Drought threatens one third of the earth’s land surface (4 billion hectares, and over 250 million people are directly affected. 24 billion tons of fertile soil disappears annually. From 1991 to 2000 alone, droughts have been responsible for over 280,000 deaths; they accounted for 11% of the total water-related disasters.

The Director of the National Department of the Environment in Niger said the that 250,000 hectares are being lost each year in Niger through desertification. This is equivalent to 2,500 km², an area about the same size as Luxembourg. The Department of the Environment, Zinder, explained that firewood destined for Zinder town is collected up to 200 km away and farmers continue to degrade their environment in the agricultural zone.

 

The mighty Aral Sea has almost dried up and in it’s death throws, and it is reported that the Sahara is expanding in a southward direction.
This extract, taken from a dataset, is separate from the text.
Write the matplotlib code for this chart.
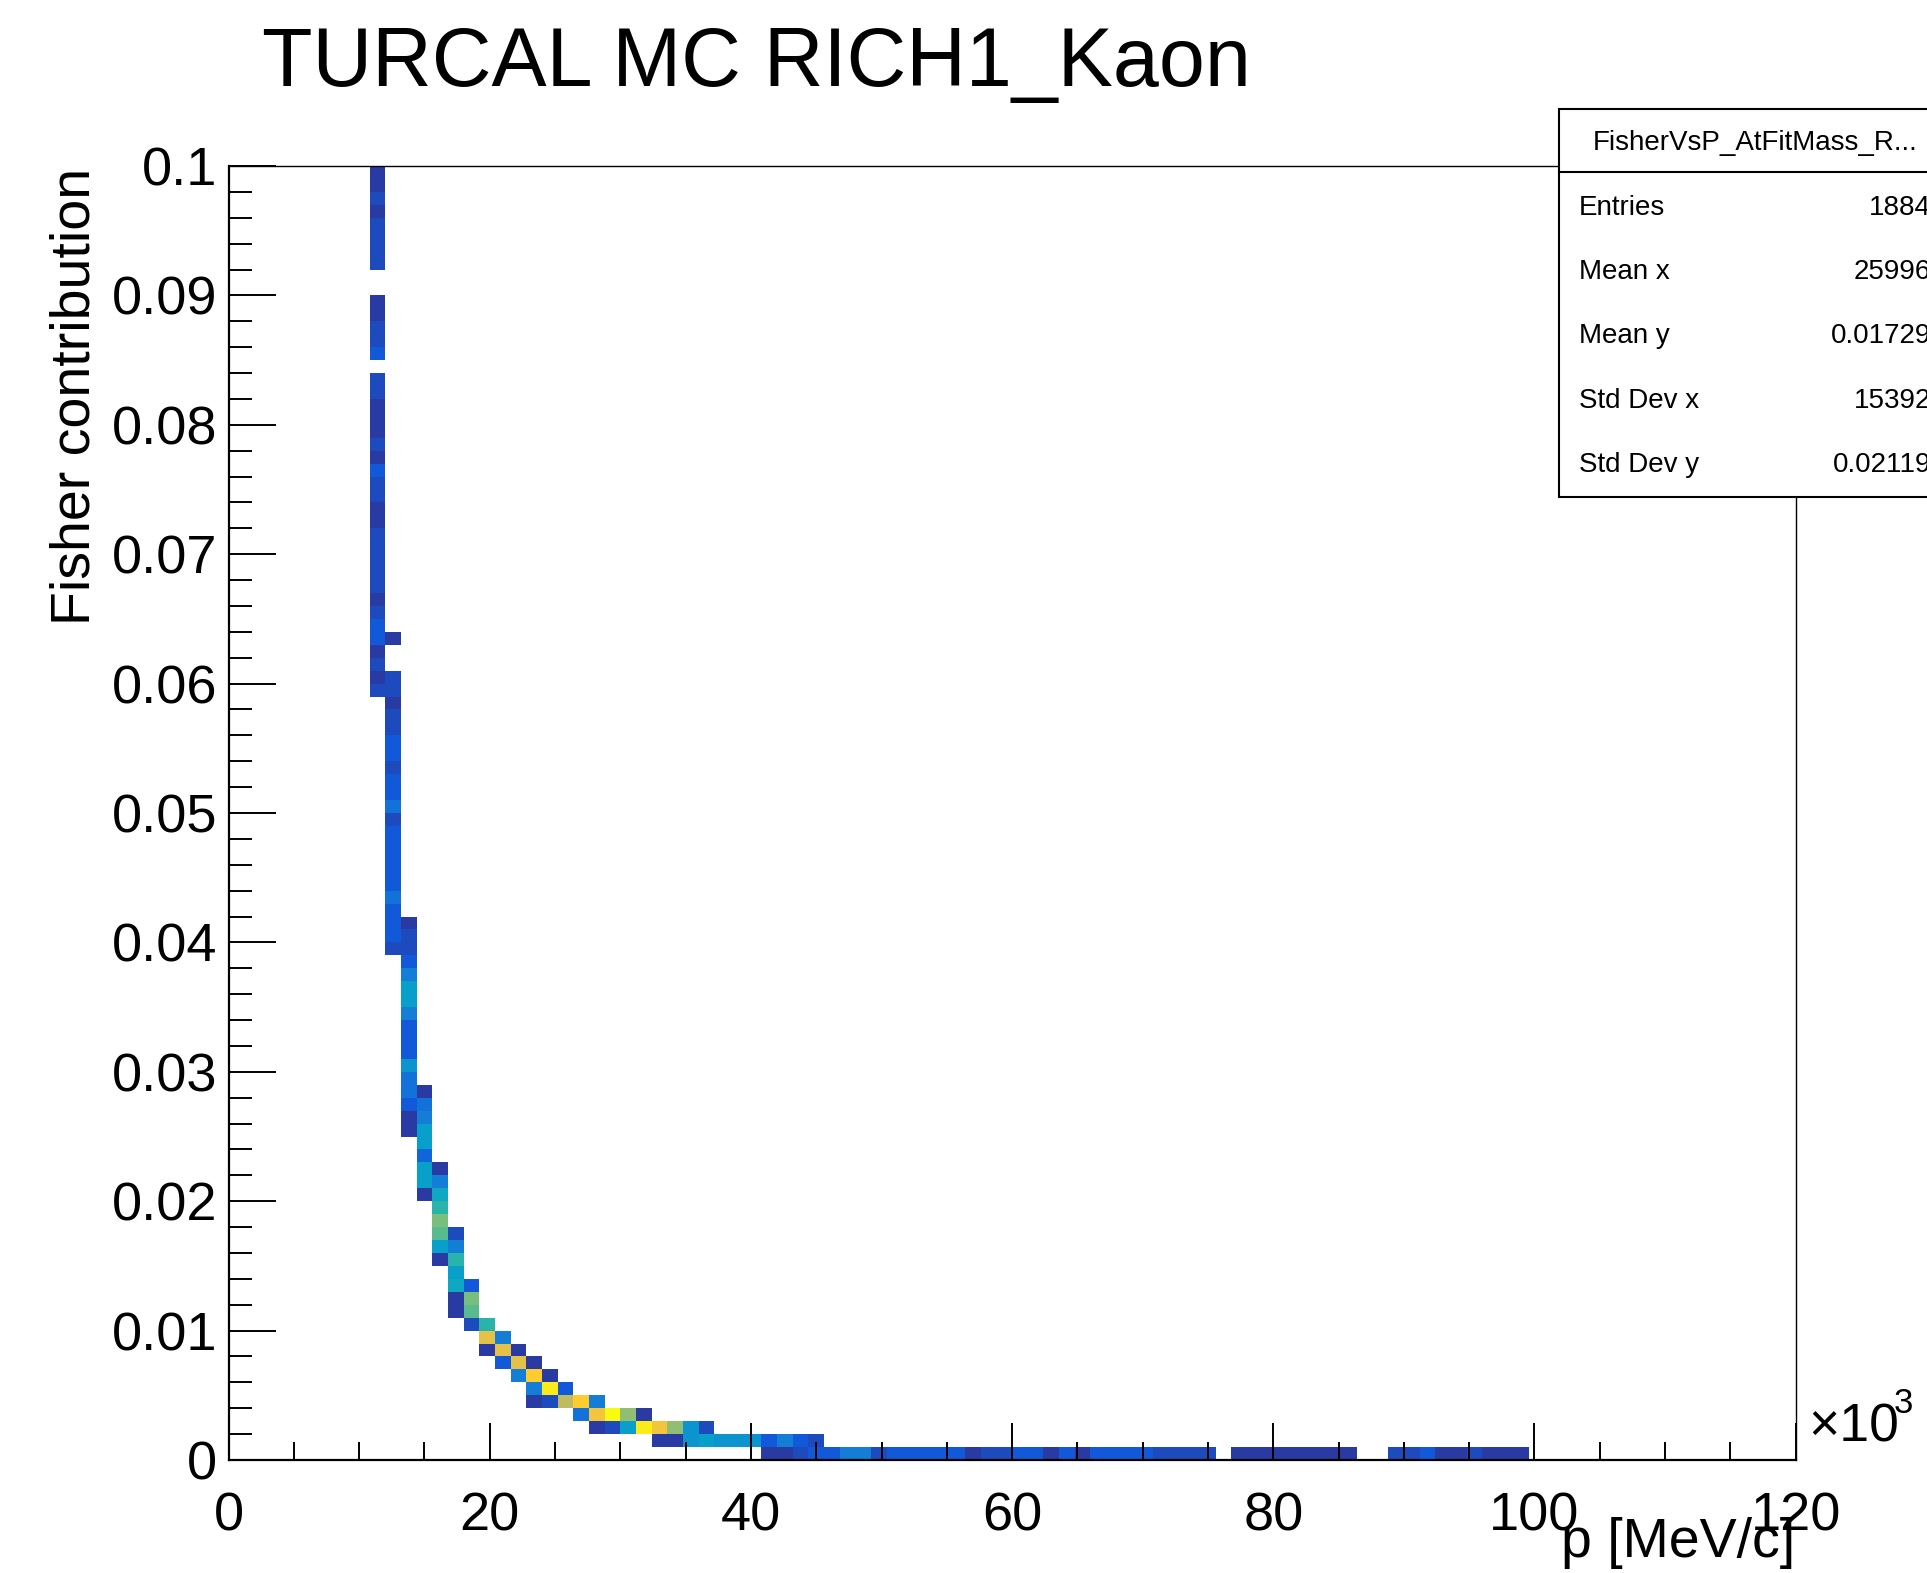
import numpy as np
import matplotlib
matplotlib.use("Agg")
import matplotlib.pyplot as plt
from matplotlib.colors import LinearSegmentedColormap
from matplotlib.ticker import MultipleLocator, FuncFormatter
from matplotlib.patches import Rectangle
from matplotlib.lines import Line2D

plt.rcParams['font.family'] = ['Liberation Sans', 'DejaVu Sans']

# ---------------- data ----------------
# histogram binning: 100 bins in p (0..120000 MeV/c), 100 bins in Fisher contribution (0..0.1)
p_edges = np.linspace(0, 120000, 101)
fisher_edges = np.linspace(0, 0.1, 101)

# columns (p-bin index), first filled Fisher-bin index, bin contents upwards from there
col_p_bin = [9, 10, 11, 12, 13, 14, 15, 16, 17, 18, 19, 20, 21, 22, 23, 24, 25,
             26, 27, 28, 29, 30, 31, 32, 33, 34, 35, 36, 37]
col_first_fbin = [59, 39, 25, 20, 15, 11, 10, 8, 7, 6, 4, 4, 4, 3, 2, 2, 2,
                  2, 1, 1, 1, 1, 1, 1, 1, 0, 0, 0, 0]
col_counts = [
    [2, 1, 2, 1, 3, 3, 2, 1, 2, 2, 2, 2, 2, 1, 1, 2, 2, 3, 1, 2, 1, 1, 1, 2, 2,
     0, 3, 2, 2, 1, 1, 0, 0, 2, 2, 2, 2, 1, 2, 1, 1],
    [2, 3, 3, 3, 5, 3, 3, 3, 3, 3, 2, 5, 3, 3, 2, 3, 3, 2, 2, 1, 2, 2, 0, 0, 1],
    [1, 1, 3, 5, 5, 8, 3, 3, 3, 6, 9, 9, 6, 3, 2, 2, 1],
    [1, 9, 9, 4, 9, 9, 6, 5, 1],
    [1, 9, 14, 15, 12, 10, 6, 1],
    [1, 1, 10, 9, 12, 6, 2],
    [2, 14, 15, 3],
    [1, 20, 12],
    [3, 20, 6],
    [6, 20, 1],
    [1, 6, 22, 1],
    [2, 24, 1],
    [18, 3],
    [5, 22],
    [1, 21, 6],
    [2, 25],
    [9, 16],
    [24, 1],
    [1, 21],
    [1, 16],
    [8, 8],
    [9, 2],
    [8],
    [8],
    [8],
    [1, 3],
    [1, 6],
    [2, 3],
    [3, 2],
]
# lowest Fisher bin, p-bins 38..82
tail_first_p_bin = 38
tail_counts = [3, 6, 6, 2, 3, 3, 3, 3, 3, 1, 2, 2, 3, 3, 1, 3, 1, 3, 3, 3, 3,
               2, 2, 2, 2, 0, 1, 1, 1, 1, 1, 1, 1, 1, 0, 0, 2, 2, 3, 1, 1, 2,
               1, 1, 1]

title = "TURCAL MC RICH1_Kaon"
stats_name = "FisherVsP_AtFitMass_R..."
stats_labels = ["Entries", "Mean x", "Mean y", "Std Dev x", "Std Dev y"]
stats_values = ["1884", "25996", "0.01729", "15392", "0.02119"]

# ---------------- build histogram ----------------
H = np.zeros((100, 100))
for pb, fb0, cnts in zip(col_p_bin, col_first_fbin, col_counts):
    for k, c in enumerate(cnts):
        H[fb0 + k, pb] = c
for k, c in enumerate(tail_counts):
    H[0, tail_first_p_bin + k] = c

# ROOT kBird palette
stops = [0.0, 0.125, 0.25, 0.375, 0.5, 0.625, 0.75, 0.875, 1.0]
red = [0.2082, 0.0592, 0.0780, 0.0232, 0.1802, 0.5301, 0.8186, 0.9956, 0.9764]
green = [0.1664, 0.3599, 0.5041, 0.6419, 0.7178, 0.7492, 0.7328, 0.7862, 0.9832]
blue = [0.5293, 0.8684, 0.8385, 0.7914, 0.6425, 0.4662, 0.3499, 0.1968, 0.0539]
bird = LinearSegmentedColormap.from_list(
    "bird", list(zip(stops, zip(red, green, blue))), N=255)

# ---------------- figure ----------------
W, Hpx = 1927, 1573
fig = plt.figure(figsize=(W / 100, Hpx / 100), dpi=100)
fig.patch.set_facecolor("white")

ax_l, ax_r, ax_t, ax_b = 228.6, 1795.6, 166.0, 1460.0
ax = fig.add_axes([ax_l / W, 1 - ax_b / Hpx, (ax_r - ax_l) / W, (ax_b - ax_t) / Hpx])

ax.pcolormesh(p_edges, fisher_edges, np.ma.masked_equal(H, 0), cmap=bird,
              vmin=0, vmax=25, shading="flat", antialiased=False)

ax.set_xlim(0, 120000)
ax.set_ylim(0, 0.1)
ax.xaxis.set_major_locator(MultipleLocator(20000))
ax.xaxis.set_minor_locator(MultipleLocator(5000))
ax.yaxis.set_major_locator(MultipleLocator(0.01))
ax.yaxis.set_minor_locator(MultipleLocator(0.002))
ax.xaxis.set_major_formatter(FuncFormatter(lambda v, _: f"{v / 1000:g}"))
ax.yaxis.set_major_formatter(FuncFormatter(lambda v, _: f"{round(v, 4):g}"))

ax.tick_params(axis="x", which="major", direction="in", length=26.5, width=1.4,
               labelsize=39, pad=23, top=False)
ax.tick_params(axis="x", which="minor", direction="in", length=13, width=1.4, top=False)
ax.tick_params(axis="y", which="major", direction="in", length=34, width=1.4,
               labelsize=39, pad=8, right=False)
ax.tick_params(axis="y", which="minor", direction="in", length=16.5, width=1.4, right=False)
for s in ["left", "bottom"]:
    ax.spines[s].set_linewidth(1.6)
for s in ["top", "right"]:
    ax.spines[s].set_linewidth(1.0)

# title and axis titles
fig.text(262 / W, 1 - 86 / Hpx, title, fontsize=59.5, ha="left", va="baseline")
fig.text(76 / W, 1 - 168 / Hpx, "Fisher contribution", fontsize=40, rotation=90,
         ha="center", va="top")
fig.text(1795 / W, 1 - 1557 / Hpx, "p [MeV/c]", fontsize=40, ha="right", va="baseline")
fig.text(1808 / W, 1 - 1441 / Hpx, "\u00d710", fontsize=38.5, ha="left", va="baseline")
fig.text(1894 / W, 1 - 1413 / Hpx, "3", fontsize=25, ha="left", va="baseline")

# stats box
bx0, by0, by1, bsep = 1559.3, 109.3, 496.7, 172.3
box = Rectangle((bx0 / W, 1 - by1 / Hpx), (1960 - bx0) / W, (by1 - by0) / Hpx,
                transform=fig.transFigure, facecolor="white", edgecolor="black",
                linewidth=1.5, zorder=5, clip_on=False)
fig.patches.append(box)
fig.lines.append(Line2D([bx0 / W, 1.0], [1 - bsep / Hpx, 1 - bsep / Hpx],
                        transform=fig.transFigure, color="black", linewidth=1.5,
                        zorder=6))
fig.text(1755 / W, 1 - 149.5 / Hpx, stats_name, fontsize=20, ha="center",
         va="baseline", zorder=7)
row_base = [215, 279, 343.3, 408.3, 471.7]
for lab, val, yb in zip(stats_labels, stats_values, row_base):
    fig.text(1579 / W, 1 - yb / Hpx, lab, fontsize=20, ha="left", va="baseline", zorder=7)
    fig.text(1931 / W, 1 - yb / Hpx, val, fontsize=20, ha="right", va="baseline", zorder=7)

fig.savefig("out.png", dpi=100)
The Gobi in central China has also expanded by about 25,000 square miles since 1994 and its sands are now within 160 kilometres (100 miles) of the capital city, Beijing.

In large areas, sand dunes can encroach on human habitats, like the Gobi is doing. Sand dunes move through a few different means, all of them helped by wind. One way that dunes can move is through salutation, where sand particles skip along the ground like a rock thrown across a pond might skip across the water’s surface. When these skipping particles land, they may knock into other particles and cause them to skip as well. With slightly stronger winds, particles collide in mid-air, causing sheet flows. In a major dust storm, dunes may move tens of meters through such sheet flows. And like snow, sand avalanches, falling down the steep slopes of the dunes that face away from the winds, also moving the dunes forward.